Under ordinary circumstances, the railway project is supposed to be the proud legacy of the Buhari regime. Unfortunately for them—and for everyone as well—that legacy is seriously imperiled by his regime’s other legacies of multidimensional poverty, insecurity, and corruption.
The legacies of deepening poverty under Buhari haunt the legacies of the trains he managed to get running. Even if the projects do not suffer from a paucity of funds, they will still confront the proclivities of thieving Nigerians who will steal the railway metal to resell. Similarly, the legacy of insecurity through the activities of bandits, herdsmen, and professional abductors will also contribute their own share of damage to the “infrastructure” they said they have built. These are not simple problems that can be solved by stationing security officers at train stations or committing more money to railway station surveillance. They are fundamental issues of poverty. This is the inevitable fallout of an economy configured to consume—and degenerate—rather than produce—and regenerate.
The legacies of Buhari remind you of Ouroboros, the mythological snake that eats its own tail. The many things that Buhari has left undone will consume the very few things he managed to get done. The problem of human development he never committed himself to properly tackling will wipe off the superficial gains we made under him. You cannot have a country where people fell down the economic ladder so badly and expect people to give a bleep about preserving the railway as their national heritage. Your society cannot be overrun by thousands of children who have dropped out of school and assume they will be enamored by the trains enough to want to see it survive.
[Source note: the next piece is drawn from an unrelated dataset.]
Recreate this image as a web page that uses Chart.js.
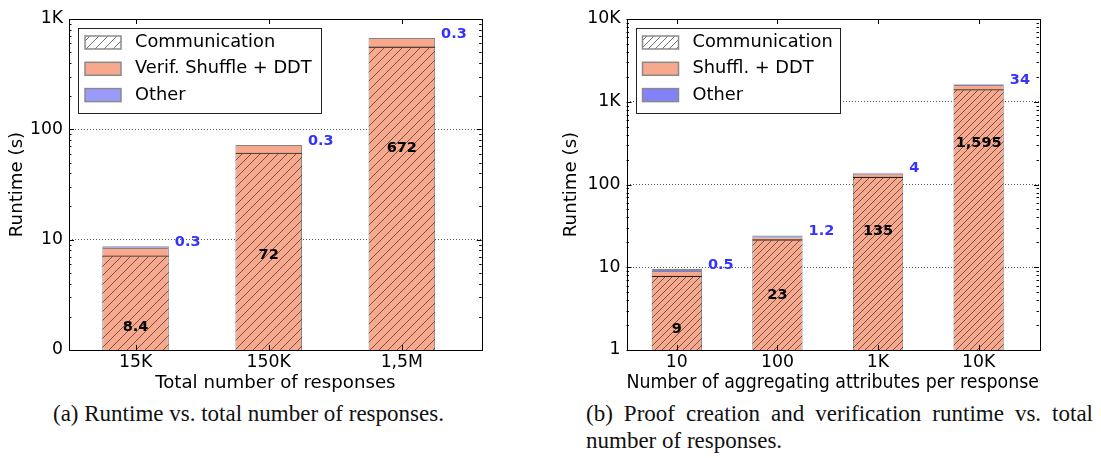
<!DOCTYPE html>
<html>
<head>
<meta charset="utf-8">
<script src="https://cdn.jsdelivr.net/npm/chart.js@4.4.1/dist/chart.umd.min.js"></script>
<style>
  body { margin: 0; background: #fff; width: 1101px; height: 458px; position: relative; overflow: hidden; }
  canvas { position: absolute; top: 0; }
  #chartA { left: 0; }
  #chartB { left: 550px; }
  .cap { position: absolute; font-family: "Liberation Serif", serif; font-size: 23px; color: #111; white-space: nowrap; line-height: 27px; }
  #capA { left: 53px; top: 400px; }
  #capB { left: 586px; top: 400px; width: 507px; }
  #capB .l1 { text-align: justify; text-align-last: justify; }
</style>
</head>
<body>
<canvas id="chartA" width="550" height="400"></canvas>
<canvas id="chartB" width="551" height="400"></canvas>
<div class="cap" id="capA">(a) Runtime vs. total number of responses.</div>
<div class="cap" id="capB"><div class="l1">(b) Proof creation and verification runtime vs. total</div><div>number of responses.</div></div>

<script>
/* DATOS */
const catsA = ["15K", "150K", "1,5M"]
const commA = [7.2, 61.5, 563]
const shuffleA = [8.4, 72, 672]
const otherA = [0.3, 0.3, 0.3]
const yLabelsA = ["0", "10", "100", "1K"]

const catsB = ["10", "100", "1K", "10K"]
const commB = [7.9, 21.8, 124, 1420]
const shuffleB = [9, 23, 135, 1595]
const otherB = [0.5, 1.2, 4, 34]
const yLabelsB = ["1", "10", "100", "1K", "10K"]

const FONT = "DejaVu Sans"
const SALMON = "#f8a88c"

/* FUNCIONES */
function hatch(ctx, step, bg) {
    const c = document.createElement("canvas")
    c.width = step
    c.height = step
    const g = c.getContext("2d")
    if (bg) { g.fillStyle = bg; g.fillRect(0, 0, step, step) }
    g.strokeStyle = "rgba(45,45,45,0.85)"
    g.lineWidth = 0.8
    g.beginPath()
    g.moveTo(0, step); g.lineTo(step, 0)
    g.moveTo(-1, 1); g.lineTo(1, -1)
    g.moveTo(step - 1, step + 1); g.lineTo(step + 1, step - 1)
    g.stroke()
    return ctx.createPattern(c, "repeat")
}

function logTicks(max) {
    const out = []
    for (let d = 1; d < max; d *= 10)
        for (let k = 1; k < 10; k++) out.push({ value: k * d })
    out.push({ value: max })
    return out
}

const isPow10 = v => Math.abs(Math.log10(v) - Math.round(Math.log10(v))) < 1e-9

// ticks hacia dentro, marco, etiquetas y leyenda
const decor = {
    id: "decor",
    afterDatasetsDraw(chart, args, o) {
        const { ctx, chartArea: a, scales: { x, y } } = chart
        ctx.save()
        ctx.strokeStyle = "#000"
        ctx.lineWidth = 1
        ctx.beginPath()
        y.ticks.forEach(t => {
            const py = Math.round(y.getPixelForValue(t.value)) + 0.5
            const len = isPow10(t.value) ? 5 : 2.5
            ctx.moveTo(a.left, py); ctx.lineTo(a.left + len, py)
            ctx.moveTo(a.right, py); ctx.lineTo(a.right - len, py)
        })
        x.ticks.forEach(t => {
            const px = Math.round(x.getPixelForValue(t.value)) + 0.5
            ctx.moveTo(px, a.bottom); ctx.lineTo(px, a.bottom - 5)
            ctx.moveTo(px, a.top); ctx.lineTo(px, a.top + 5)
        })
        ctx.stroke()
        ctx.strokeRect(Math.round(a.left) + 0.5, Math.round(a.top) + 0.5, Math.round(a.width), Math.round(a.height))

        // etiquetas
        const shuffle = chart.data.datasets[1].data
        const other = chart.data.datasets[2].data
        const bars = chart.getDatasetMeta(1).data
        ctx.font = "bold 14.5px '" + FONT + "'"
        ctx.textBaseline = "middle"
        bars.forEach((bar, i) => {
            const v = shuffle[i].y
            const py = y.getPixelForValue(Math.max(v / o.div, 1.6))
            ctx.fillStyle = "#000"
            ctx.textAlign = "center"
            ctx.fillText(v.toLocaleString("en-US"), bar.x, py)
            const top = y.getPixelForValue(v + other[i].y)
            ctx.fillStyle = "#3333ff"
            ctx.textAlign = "left"
            ctx.fillText(String(other[i].y), bar.x + bar.width / 2 + 6, top - 4)
        })
        ctx.restore()
    },
    afterDraw(chart, args, o) {
        const { ctx, chartArea: a } = chart
        const lx = a.left + 9, ly = a.top + 9
        ctx.save()
        ctx.fillStyle = "#fff"
        ctx.fillRect(lx, ly, o.legendWidth, 85)
        ctx.strokeStyle = "#222"
        ctx.lineWidth = 1
        ctx.strokeRect(Math.round(lx) + 0.5, Math.round(ly) + 0.5, o.legendWidth, 85)
        ctx.font = "17.8px '" + FONT + "'"
        ctx.textBaseline = "middle"
        ctx.textAlign = "left"
        chart.data.datasets.forEach((ds, i) => {
            const cy = ly + 14.5 + i * 26.3
            ctx.fillStyle = ds.legendFill || ds.backgroundColor
            ctx.fillRect(lx + 7, cy - 6.5, 36, 13)
            ctx.strokeStyle = "#8a8a8a"
            ctx.lineWidth = 1.5
            ctx.strokeRect(lx + 7, cy - 6.5, 36, 13)
            ctx.fillStyle = "#000"
            ctx.fillText(ds.label, lx + 57, cy)
        })
        ctx.restore()
    }
}

function drawChart(id, o) {
    const ctx = document.getElementById(id).getContext("2d")
    const pts = arr => arr.map((v, i) => ({ x: i, y: v }))
    const common = { grouped: false, barPercentage: 0.5, categoryPercentage: 1 }
    const edge = "rgba(110,110,110,0.85)"

    new Chart(ctx, {
        type: "bar",
        data: {
            datasets: [
                { ...common, label: "Communication", data: pts(o.comm), stack: "c", order: 0,
                  backgroundColor: hatch(ctx, o.step, null), legendFill: hatch(ctx, o.step, "#fff"),
                  borderColor: "#222", borderWidth: { top: 1.2, left: 0, right: 0, bottom: 0 }, borderSkipped: false },
                { ...common, label: o.shuffleName, data: pts(o.shuffle), stack: "s", order: 1,
                  backgroundColor: SALMON, borderColor: edge, borderWidth: 1 },
                { ...common, label: "Other", data: pts(o.other), stack: "s", order: 1,
                  backgroundColor: o.blue, borderColor: edge, borderWidth: 1 }
            ]
        },
        options: {
            responsive: false,
            animation: false,
            layout: { padding: { left: 0, right: o.padRight, top: 19, bottom: 0 } },
            plugins: {
                legend: { display: false },
                tooltip: { enabled: false },
                decor: { div: o.div, legendWidth: o.legendWidth }
            },
            scales: {
                x: {
                    type: "linear",
                    offset: false,
                    min: -0.5,
                    max: o.cats.length - 0.4,
                    afterBuildTicks: s => { s.ticks = o.cats.map((c, i) => ({ value: i })) },
                    afterFit: s => { s.height = 50 },
                    ticks: { autoSkip: false, maxRotation: 0, padding: 2, color: "#000",
                             font: { family: FONT, size: 17.3 }, callback: v => o.cats[Math.round(v)] },
                    grid: { display: false, drawTicks: false, offset: false },
                    border: { display: false },
                    title: { display: true, text: o.xTitle, color: "#000",
                             font: { family: FONT, size: o.xTitleSize }, padding: { top: 0, bottom: 6 } }
                },
                y: {
                    type: "logarithmic",
                    stacked: true,
                    min: 1,
                    max: o.yMax,
                    afterBuildTicks: s => { s.ticks = logTicks(o.yMax) },
                    afterFit: s => { s.width = o.yWidth },
                    ticks: { autoSkip: false, padding: 6, color: "#000", font: { family: FONT, size: 17.3 },
                             callback: v => isPow10(v) ? o.yLabels[Math.round(Math.log10(v))] : "" },
                    grid: {
                        drawTicks: false,
                        color: c => (c.tick && isPow10(c.tick.value) && c.tick.value > 1 && c.tick.value < o.yMax)
                            ? "rgba(0,0,0,0.65)" : "rgba(0,0,0,0)"
                    },
                    border: { display: false, dash: [1, 2] },
                    title: { display: true, text: "Runtime (s)", color: "#000",
                             font: { family: FONT, size: 18.2 }, padding: { top: o.titlePad, bottom: 0 } }
                }
            }
        },
        plugins: [decor]
    })
}

/* GRAFICOS */
drawChart("chartA", {
    cats: catsA, comm: commA, shuffle: shuffleA, other: otherA, yLabels: yLabelsA,
    yMax: 1000, shuffleName: "Verif. Shuffle + DDT", blue: "#9a9af8",
    xTitle: "Total number of responses", xTitleSize: 18.2,
    yWidth: 69, padRight: 68.3, titlePad: 6, div: 10, step: 9, legendWidth: 243
})

drawChart("chartB", {
    cats: catsB, comm: commB, shuffle: shuffleB, other: otherB, yLabels: yLabelsB,
    yMax: 10000, shuffleName: "Shuffl. + DDT", blue: "#8282f8",
    xTitle: "Number of aggregating attributes per response", xTitleSize: 18.9,
    yWidth: 76.5, padRight: 62, titlePad: 10, div: 5, step: 7, legendWidth: 204
})
</script>
</body>
</html>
At the end of the day, the best legacy a leader can leave is to build people well enough to build their society. That did not happen in the past eight years. This government took everything from us—our time, our resources, and hope—and gave us some tokens in return. Many of them will not outlast him. Buhari will, of course, return to Daura with shoulders hunched up while thinking he at least gave Nigeria a railway system. But if there is something we all know by now, it is that Buhari is not a man given to critical self-reflection and honest self-appraisals. He will never think of the railway project’s failure as his. The best he will do is blame it on the “lazy youths” and go back to picking his teeth. Far be it from him to admit that the children he failed to build are the ones selling off the house of lies he built.